What you are asked to do: Pull each line holding "with" out of the entries below.

>> start

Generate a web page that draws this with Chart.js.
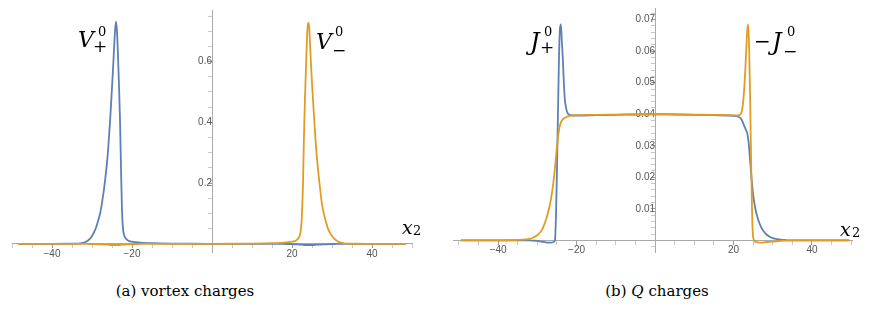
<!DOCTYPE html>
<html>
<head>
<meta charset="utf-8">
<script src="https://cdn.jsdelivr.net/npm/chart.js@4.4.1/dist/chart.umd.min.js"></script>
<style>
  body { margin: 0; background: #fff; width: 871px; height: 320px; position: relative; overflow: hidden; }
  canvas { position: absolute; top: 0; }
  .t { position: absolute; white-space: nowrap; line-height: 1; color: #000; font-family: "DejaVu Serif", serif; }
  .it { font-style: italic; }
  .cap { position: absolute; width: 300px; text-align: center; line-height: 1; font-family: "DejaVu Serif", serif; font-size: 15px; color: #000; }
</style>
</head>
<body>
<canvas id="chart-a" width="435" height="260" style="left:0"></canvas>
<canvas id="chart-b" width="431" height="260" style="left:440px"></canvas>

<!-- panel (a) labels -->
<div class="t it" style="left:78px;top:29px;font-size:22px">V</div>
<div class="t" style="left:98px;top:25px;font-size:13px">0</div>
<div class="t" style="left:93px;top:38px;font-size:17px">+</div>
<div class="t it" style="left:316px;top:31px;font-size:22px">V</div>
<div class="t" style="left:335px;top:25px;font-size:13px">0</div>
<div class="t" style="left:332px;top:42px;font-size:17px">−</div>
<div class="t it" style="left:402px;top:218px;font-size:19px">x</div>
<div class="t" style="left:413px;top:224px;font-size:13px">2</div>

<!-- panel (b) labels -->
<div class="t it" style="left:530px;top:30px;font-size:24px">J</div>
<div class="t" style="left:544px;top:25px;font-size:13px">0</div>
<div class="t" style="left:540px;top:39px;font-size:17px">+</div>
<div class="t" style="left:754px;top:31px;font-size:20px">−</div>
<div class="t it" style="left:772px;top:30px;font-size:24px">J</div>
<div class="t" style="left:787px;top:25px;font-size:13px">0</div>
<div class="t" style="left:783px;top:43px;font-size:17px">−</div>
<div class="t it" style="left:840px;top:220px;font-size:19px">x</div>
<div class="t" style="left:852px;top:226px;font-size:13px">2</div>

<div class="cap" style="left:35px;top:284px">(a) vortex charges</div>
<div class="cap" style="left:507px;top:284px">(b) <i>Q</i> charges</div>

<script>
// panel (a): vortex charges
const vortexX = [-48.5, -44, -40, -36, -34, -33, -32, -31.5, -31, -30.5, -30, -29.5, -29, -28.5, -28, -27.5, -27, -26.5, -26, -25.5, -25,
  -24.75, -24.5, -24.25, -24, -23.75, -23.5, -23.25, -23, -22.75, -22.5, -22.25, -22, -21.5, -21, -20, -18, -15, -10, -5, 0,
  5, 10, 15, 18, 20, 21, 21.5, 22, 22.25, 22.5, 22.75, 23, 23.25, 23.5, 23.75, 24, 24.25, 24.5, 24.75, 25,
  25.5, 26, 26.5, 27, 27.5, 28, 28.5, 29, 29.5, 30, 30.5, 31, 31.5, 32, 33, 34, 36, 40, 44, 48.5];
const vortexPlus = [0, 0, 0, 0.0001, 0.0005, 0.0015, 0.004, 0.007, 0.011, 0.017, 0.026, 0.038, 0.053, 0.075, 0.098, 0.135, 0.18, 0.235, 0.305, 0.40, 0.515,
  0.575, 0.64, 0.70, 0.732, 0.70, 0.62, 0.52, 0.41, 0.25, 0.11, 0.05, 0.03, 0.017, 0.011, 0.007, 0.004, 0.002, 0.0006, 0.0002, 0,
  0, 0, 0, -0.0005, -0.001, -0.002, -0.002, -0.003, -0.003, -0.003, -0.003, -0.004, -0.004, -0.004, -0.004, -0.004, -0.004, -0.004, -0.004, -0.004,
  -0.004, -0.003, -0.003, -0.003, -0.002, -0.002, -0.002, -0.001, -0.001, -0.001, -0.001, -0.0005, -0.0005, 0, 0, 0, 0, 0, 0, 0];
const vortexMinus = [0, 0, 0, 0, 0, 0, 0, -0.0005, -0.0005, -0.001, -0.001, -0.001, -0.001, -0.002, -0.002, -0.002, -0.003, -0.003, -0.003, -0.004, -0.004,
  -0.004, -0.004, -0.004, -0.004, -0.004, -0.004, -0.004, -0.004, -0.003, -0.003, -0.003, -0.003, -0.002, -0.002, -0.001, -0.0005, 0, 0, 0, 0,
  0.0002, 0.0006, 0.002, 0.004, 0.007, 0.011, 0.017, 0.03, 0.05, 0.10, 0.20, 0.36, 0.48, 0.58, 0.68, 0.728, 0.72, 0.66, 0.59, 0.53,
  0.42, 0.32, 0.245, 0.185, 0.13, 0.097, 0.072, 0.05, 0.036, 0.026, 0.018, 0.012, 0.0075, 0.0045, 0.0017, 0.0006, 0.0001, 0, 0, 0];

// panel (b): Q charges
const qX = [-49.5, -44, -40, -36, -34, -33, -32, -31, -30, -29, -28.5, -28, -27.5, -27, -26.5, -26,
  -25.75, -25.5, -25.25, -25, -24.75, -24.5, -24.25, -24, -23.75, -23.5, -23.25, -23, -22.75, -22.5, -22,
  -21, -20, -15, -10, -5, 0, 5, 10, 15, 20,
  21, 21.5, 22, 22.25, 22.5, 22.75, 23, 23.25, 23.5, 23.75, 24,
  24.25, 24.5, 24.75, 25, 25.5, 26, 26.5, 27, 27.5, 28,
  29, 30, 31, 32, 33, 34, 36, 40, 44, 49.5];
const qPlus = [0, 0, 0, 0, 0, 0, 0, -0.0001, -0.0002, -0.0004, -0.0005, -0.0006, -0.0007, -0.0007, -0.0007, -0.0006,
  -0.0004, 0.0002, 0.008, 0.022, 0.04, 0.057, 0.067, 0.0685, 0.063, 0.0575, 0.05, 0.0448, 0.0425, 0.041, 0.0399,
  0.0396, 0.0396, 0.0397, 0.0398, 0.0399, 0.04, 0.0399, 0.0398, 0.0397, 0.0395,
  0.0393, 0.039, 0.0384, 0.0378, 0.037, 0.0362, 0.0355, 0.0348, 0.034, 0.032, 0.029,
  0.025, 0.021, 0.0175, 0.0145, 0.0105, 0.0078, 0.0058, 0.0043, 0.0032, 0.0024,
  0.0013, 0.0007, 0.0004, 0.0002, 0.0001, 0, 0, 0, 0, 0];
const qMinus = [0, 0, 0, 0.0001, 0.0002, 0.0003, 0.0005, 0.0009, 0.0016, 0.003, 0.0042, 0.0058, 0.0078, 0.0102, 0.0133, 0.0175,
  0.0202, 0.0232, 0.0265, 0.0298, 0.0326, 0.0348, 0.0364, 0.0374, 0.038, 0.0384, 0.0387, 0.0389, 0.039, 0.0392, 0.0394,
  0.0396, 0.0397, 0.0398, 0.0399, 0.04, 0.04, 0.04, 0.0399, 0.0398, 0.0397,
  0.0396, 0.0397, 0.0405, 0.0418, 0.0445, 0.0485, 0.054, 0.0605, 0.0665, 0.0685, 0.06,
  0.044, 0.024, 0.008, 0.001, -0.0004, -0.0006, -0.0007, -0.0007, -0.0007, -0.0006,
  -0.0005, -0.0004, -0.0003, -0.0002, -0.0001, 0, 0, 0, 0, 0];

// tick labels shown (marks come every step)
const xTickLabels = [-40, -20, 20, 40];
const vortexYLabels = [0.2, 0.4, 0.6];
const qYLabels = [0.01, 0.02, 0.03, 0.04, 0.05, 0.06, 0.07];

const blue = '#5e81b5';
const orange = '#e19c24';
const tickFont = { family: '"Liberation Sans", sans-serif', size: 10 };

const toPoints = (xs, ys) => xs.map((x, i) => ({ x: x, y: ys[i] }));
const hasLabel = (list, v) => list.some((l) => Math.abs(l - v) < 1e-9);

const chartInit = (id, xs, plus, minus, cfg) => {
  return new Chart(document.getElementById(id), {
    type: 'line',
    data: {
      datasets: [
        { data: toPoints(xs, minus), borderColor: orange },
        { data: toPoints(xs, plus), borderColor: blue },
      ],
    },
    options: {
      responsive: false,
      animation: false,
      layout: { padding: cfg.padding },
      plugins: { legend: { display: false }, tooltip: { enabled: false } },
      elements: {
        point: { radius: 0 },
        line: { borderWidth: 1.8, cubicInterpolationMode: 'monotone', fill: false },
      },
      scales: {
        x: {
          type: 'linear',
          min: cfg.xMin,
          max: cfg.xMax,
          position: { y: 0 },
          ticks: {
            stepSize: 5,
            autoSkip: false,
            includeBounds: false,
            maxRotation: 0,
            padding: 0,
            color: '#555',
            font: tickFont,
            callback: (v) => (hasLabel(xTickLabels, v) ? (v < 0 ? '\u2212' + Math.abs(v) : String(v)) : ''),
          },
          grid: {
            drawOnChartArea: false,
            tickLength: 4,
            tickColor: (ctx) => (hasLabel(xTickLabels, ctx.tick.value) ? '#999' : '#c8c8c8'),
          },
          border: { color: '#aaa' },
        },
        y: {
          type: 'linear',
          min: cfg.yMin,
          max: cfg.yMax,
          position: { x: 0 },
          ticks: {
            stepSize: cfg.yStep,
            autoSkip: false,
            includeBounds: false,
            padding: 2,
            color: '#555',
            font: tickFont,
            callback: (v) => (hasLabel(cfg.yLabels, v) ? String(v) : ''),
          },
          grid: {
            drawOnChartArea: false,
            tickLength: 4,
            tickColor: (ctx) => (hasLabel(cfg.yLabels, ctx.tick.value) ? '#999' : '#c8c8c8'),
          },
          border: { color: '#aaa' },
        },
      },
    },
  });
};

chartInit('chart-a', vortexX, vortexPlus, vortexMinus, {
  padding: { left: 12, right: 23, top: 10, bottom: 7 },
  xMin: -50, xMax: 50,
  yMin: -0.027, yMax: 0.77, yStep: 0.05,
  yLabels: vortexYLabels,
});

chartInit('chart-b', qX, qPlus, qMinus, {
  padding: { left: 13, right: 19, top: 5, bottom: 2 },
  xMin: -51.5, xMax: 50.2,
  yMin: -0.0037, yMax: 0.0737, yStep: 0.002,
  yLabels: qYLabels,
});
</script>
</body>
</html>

>> end
>> start

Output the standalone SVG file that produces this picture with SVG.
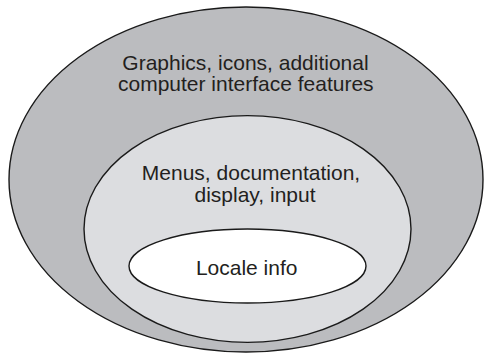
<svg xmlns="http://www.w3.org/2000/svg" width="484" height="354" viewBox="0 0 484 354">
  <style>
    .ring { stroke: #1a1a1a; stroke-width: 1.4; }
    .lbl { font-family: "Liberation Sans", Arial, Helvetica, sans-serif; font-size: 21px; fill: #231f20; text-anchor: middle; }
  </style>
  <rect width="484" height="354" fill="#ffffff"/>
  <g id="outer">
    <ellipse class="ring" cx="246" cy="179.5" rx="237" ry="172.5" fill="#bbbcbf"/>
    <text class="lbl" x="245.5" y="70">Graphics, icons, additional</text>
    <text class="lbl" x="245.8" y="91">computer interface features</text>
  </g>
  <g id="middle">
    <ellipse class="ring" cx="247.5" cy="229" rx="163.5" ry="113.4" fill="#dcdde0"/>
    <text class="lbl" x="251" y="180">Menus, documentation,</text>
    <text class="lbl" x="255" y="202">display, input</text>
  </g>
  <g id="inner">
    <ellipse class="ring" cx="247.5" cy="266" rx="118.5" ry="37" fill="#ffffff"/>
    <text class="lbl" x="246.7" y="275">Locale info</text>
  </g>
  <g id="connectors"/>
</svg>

>> end

Solution to the problem:
Generate a web page that draws this with Chart.js.
Output the standalone SVG file that produces this picture with SVG.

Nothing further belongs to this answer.